OBJECTIVE: Repeat the listing that follows, character for character, minus the pictures.

Code that draws figures:
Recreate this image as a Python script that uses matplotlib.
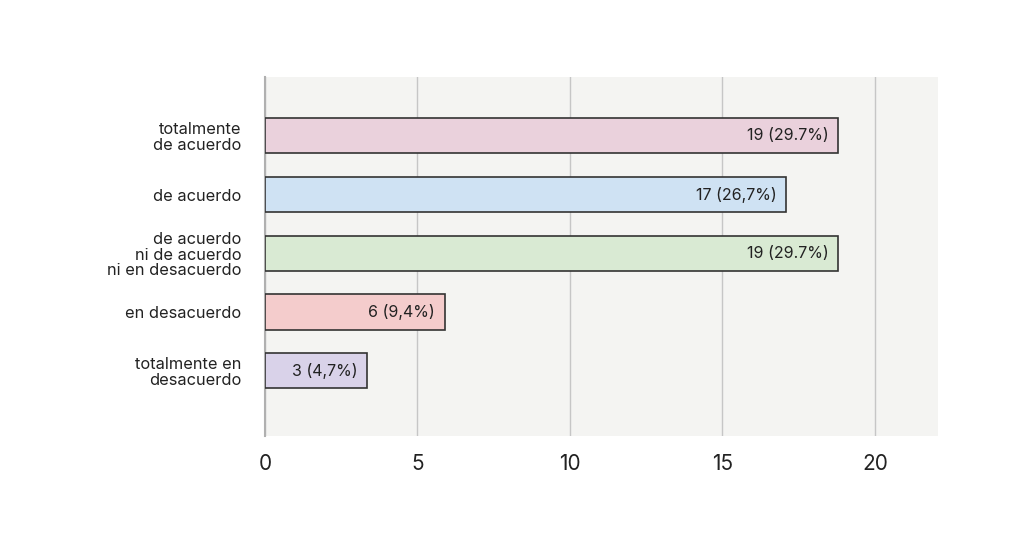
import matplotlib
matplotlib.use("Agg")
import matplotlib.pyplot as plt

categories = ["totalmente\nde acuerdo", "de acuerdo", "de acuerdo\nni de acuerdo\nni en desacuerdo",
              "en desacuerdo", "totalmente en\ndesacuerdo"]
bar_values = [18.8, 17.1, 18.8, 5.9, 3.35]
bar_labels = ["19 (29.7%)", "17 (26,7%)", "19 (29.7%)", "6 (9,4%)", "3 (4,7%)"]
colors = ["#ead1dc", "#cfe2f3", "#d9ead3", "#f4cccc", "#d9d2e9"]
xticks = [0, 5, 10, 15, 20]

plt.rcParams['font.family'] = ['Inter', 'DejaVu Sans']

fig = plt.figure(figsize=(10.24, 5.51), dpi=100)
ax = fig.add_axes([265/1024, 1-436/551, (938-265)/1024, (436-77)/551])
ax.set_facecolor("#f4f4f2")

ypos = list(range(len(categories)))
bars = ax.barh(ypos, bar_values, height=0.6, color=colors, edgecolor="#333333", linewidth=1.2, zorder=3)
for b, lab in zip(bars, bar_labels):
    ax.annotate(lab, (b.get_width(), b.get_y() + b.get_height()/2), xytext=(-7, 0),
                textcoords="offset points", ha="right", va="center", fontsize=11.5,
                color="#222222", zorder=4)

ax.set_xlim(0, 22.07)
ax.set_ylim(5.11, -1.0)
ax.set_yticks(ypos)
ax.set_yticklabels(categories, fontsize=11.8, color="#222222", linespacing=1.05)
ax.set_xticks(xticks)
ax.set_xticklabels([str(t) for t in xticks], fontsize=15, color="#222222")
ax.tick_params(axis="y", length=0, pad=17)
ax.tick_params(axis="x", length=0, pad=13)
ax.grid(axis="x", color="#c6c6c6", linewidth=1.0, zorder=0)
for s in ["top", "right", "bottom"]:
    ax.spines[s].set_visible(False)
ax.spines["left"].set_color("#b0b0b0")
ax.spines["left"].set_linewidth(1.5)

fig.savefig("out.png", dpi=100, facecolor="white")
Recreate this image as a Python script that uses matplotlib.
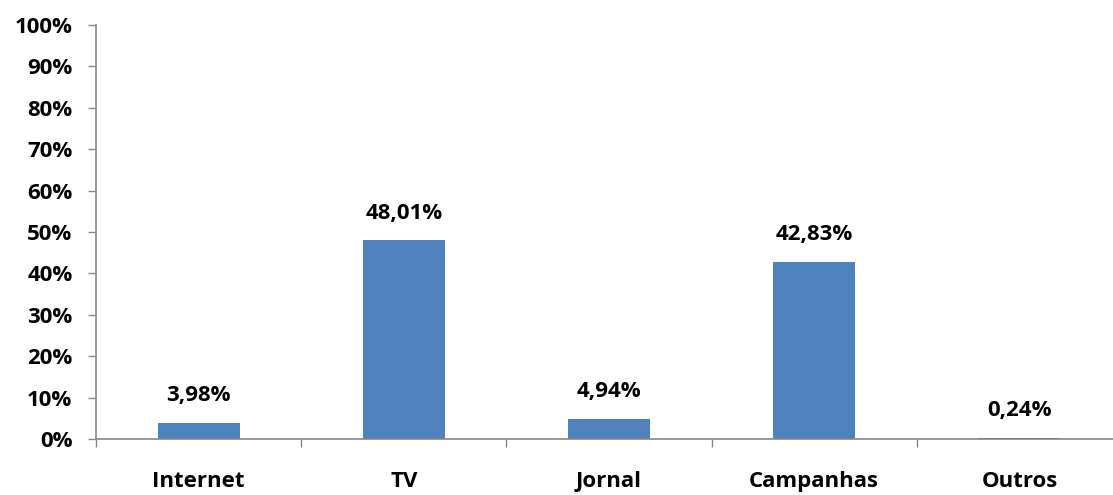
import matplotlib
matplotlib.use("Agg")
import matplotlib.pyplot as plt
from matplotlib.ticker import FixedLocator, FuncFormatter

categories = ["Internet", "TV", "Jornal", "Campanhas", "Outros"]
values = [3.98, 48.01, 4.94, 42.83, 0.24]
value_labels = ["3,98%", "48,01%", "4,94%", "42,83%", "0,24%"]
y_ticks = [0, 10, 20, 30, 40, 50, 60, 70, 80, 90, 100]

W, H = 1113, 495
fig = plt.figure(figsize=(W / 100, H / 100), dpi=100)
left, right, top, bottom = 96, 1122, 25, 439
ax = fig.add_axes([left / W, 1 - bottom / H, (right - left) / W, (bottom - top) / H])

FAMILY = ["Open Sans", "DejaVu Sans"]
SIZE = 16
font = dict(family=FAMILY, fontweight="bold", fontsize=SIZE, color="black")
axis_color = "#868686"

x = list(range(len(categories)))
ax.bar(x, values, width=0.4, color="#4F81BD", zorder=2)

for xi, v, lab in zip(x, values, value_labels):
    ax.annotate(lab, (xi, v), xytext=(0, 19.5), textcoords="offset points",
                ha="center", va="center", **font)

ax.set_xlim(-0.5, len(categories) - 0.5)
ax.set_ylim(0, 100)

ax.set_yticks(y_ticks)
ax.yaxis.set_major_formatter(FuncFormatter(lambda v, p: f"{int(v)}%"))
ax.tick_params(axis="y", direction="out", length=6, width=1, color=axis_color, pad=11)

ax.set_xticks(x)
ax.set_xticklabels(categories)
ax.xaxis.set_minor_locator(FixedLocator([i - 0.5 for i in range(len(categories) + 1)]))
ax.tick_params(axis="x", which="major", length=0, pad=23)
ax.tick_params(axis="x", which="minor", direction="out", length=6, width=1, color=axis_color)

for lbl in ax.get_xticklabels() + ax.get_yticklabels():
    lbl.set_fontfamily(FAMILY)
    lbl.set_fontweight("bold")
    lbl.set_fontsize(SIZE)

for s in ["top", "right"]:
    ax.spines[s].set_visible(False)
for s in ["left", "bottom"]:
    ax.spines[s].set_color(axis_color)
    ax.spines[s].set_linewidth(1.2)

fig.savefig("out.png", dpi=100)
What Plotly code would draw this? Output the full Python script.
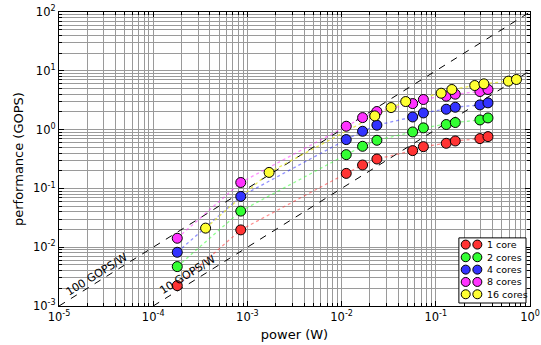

RESPONSE TO THIS EXERCISE:
Recreate this image as a Python script that uses matplotlib.
import matplotlib
matplotlib.use("Agg")
import matplotlib.pyplot as plt

categories = ["totalmente\nde acuerdo", "de acuerdo", "de acuerdo\nni de acuerdo\nni en desacuerdo",
              "en desacuerdo", "totalmente en\ndesacuerdo"]
bar_values = [18.8, 17.1, 18.8, 5.9, 3.35]
bar_labels = ["19 (29.7%)", "17 (26,7%)", "19 (29.7%)", "6 (9,4%)", "3 (4,7%)"]
colors = ["#ead1dc", "#cfe2f3", "#d9ead3", "#f4cccc", "#d9d2e9"]
xticks = [0, 5, 10, 15, 20]

plt.rcParams['font.family'] = ['Inter', 'DejaVu Sans']

fig = plt.figure(figsize=(10.24, 5.51), dpi=100)
ax = fig.add_axes([265/1024, 1-436/551, (938-265)/1024, (436-77)/551])
ax.set_facecolor("#f4f4f2")

ypos = list(range(len(categories)))
bars = ax.barh(ypos, bar_values, height=0.6, color=colors, edgecolor="#333333", linewidth=1.2, zorder=3)
for b, lab in zip(bars, bar_labels):
    ax.annotate(lab, (b.get_width(), b.get_y() + b.get_height()/2), xytext=(-7, 0),
                textcoords="offset points", ha="right", va="center", fontsize=11.5,
                color="#222222", zorder=4)

ax.set_xlim(0, 22.07)
ax.set_ylim(5.11, -1.0)
ax.set_yticks(ypos)
ax.set_yticklabels(categories, fontsize=11.8, color="#222222", linespacing=1.05)
ax.set_xticks(xticks)
ax.set_xticklabels([str(t) for t in xticks], fontsize=15, color="#222222")
ax.tick_params(axis="y", length=0, pad=17)
ax.tick_params(axis="x", length=0, pad=13)
ax.grid(axis="x", color="#c6c6c6", linewidth=1.0, zorder=0)
for s in ["top", "right", "bottom"]:
    ax.spines[s].set_visible(False)
ax.spines["left"].set_color("#b0b0b0")
ax.spines["left"].set_linewidth(1.5)

fig.savefig("out.png", dpi=100, facecolor="white")
Recreate this image as a Python script that uses matplotlib.
import matplotlib
matplotlib.use("Agg")
import matplotlib.pyplot as plt
from matplotlib.ticker import FixedLocator, FuncFormatter

categories = ["Internet", "TV", "Jornal", "Campanhas", "Outros"]
values = [3.98, 48.01, 4.94, 42.83, 0.24]
value_labels = ["3,98%", "48,01%", "4,94%", "42,83%", "0,24%"]
y_ticks = [0, 10, 20, 30, 40, 50, 60, 70, 80, 90, 100]

W, H = 1113, 495
fig = plt.figure(figsize=(W / 100, H / 100), dpi=100)
left, right, top, bottom = 96, 1122, 25, 439
ax = fig.add_axes([left / W, 1 - bottom / H, (right - left) / W, (bottom - top) / H])

FAMILY = ["Open Sans", "DejaVu Sans"]
SIZE = 16
font = dict(family=FAMILY, fontweight="bold", fontsize=SIZE, color="black")
axis_color = "#868686"

x = list(range(len(categories)))
ax.bar(x, values, width=0.4, color="#4F81BD", zorder=2)

for xi, v, lab in zip(x, values, value_labels):
    ax.annotate(lab, (xi, v), xytext=(0, 19.5), textcoords="offset points",
                ha="center", va="center", **font)

ax.set_xlim(-0.5, len(categories) - 0.5)
ax.set_ylim(0, 100)

ax.set_yticks(y_ticks)
ax.yaxis.set_major_formatter(FuncFormatter(lambda v, p: f"{int(v)}%"))
ax.tick_params(axis="y", direction="out", length=6, width=1, color=axis_color, pad=11)

ax.set_xticks(x)
ax.set_xticklabels(categories)
ax.xaxis.set_minor_locator(FixedLocator([i - 0.5 for i in range(len(categories) + 1)]))
ax.tick_params(axis="x", which="major", length=0, pad=23)
ax.tick_params(axis="x", which="minor", direction="out", length=6, width=1, color=axis_color)

for lbl in ax.get_xticklabels() + ax.get_yticklabels():
    lbl.set_fontfamily(FAMILY)
    lbl.set_fontweight("bold")
    lbl.set_fontsize(SIZE)

for s in ["top", "right"]:
    ax.spines[s].set_visible(False)
for s in ["left", "bottom"]:
    ax.spines[s].set_color(axis_color)
    ax.spines[s].set_linewidth(1.2)

fig.savefig("out.png", dpi=100)
What Plotly code would draw this? Output the full Python script.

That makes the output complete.